Either way we’re still going to die, but if we go to the Syrians they might just take us prisoner and at least feed us before they kill us.
So they decided to take a chance.
Although this group of four leprous men, diseased, cast out, the lowest of the low, despised and rejected by all and were considered “nobodies” by everyone else, were each one recognized as a “somebody” in the eyes of God.
God had His eyes upon them.
The Bible says that at the very same time the four lepers rose up to go into the camp of the Syrians, in the twilight, God caused the Syrians to imagine hearing the sound of horses and chariots coming against them and they fled.
They fled leaving all of their supplies, food, and treasures behind them.
The lepers found the camp deserted and eventually returned to the city and told the King. The people of Samaria came out and spoiled the camp of the Syrians and all of Elisha’s prophecies were fulfilled.
The man who mocked Elisha was appointed keeper of the gate but the people trampled upon him and he died. He saw the abundance of food but he never tasted it.
The Lord had a miracle waiting, but He was looking for someone who was willing to go and do something about their situation. He found what He was looking for in the four leprous men.
He found that they were willing.
The Bible says,
“If ye be willing and obedient, ye shall eat the good of the land:” (Isa. 1:19)
He found that they were willing to try.
The Bible says,
“O taste and see that the LORD is good: blessed is the man that trusteth in him.” (Psalm 34:8)
In other words, “Try the Lord and you will not be disappointed.”

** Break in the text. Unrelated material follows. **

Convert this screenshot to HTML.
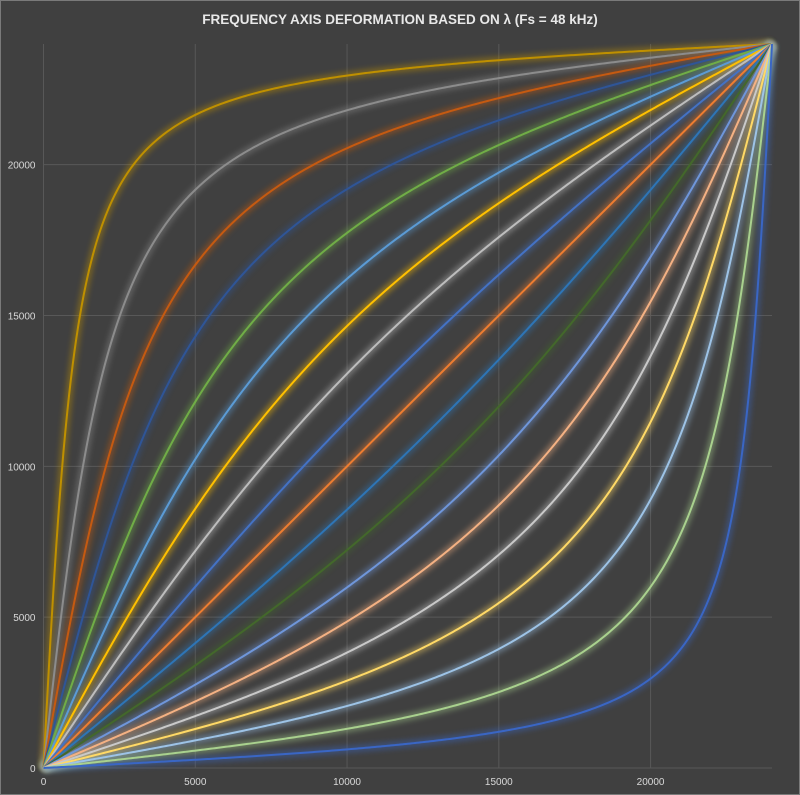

They were even willing to enter the enemy’s camp to get their deliverance.
The Bible says,
“And from the days of John the Baptist until now the kingdom of heaven suffereth violence, and the violent take it by force.” (Mat. 11:12)
“For we wrestle not against flesh and blood, but against principalities, against powers, against the rulers of the darkness of this world, against spiritual wickedness in high places.” (Eph. 6:12)
“And others save with fear, pulling them out of the fire; hating even the garment spotted by the flesh.” (Jude 1:23)
Although the Bible tells us nothing about the faith of these four leprous men, whether or not they even had any faith, the Lord used them in the Old Testament to provide us an example of what He is looking to find spiritually in us in the New Testament.
God is looking for those who are willing to take their faith in Him and put it to the test. He is looking for those who are willing to be led by the Spirit into the enemy’s camp of unbelief, poverty, sickness, and disease.
God is looking for those who are willing to speak the Word of God over impossible situations and believe without doubt for the miraculous to happen.
To those who by faith are willing to enter places where great needs exist and provide the opportunities, He has miracles in store waiting to happen.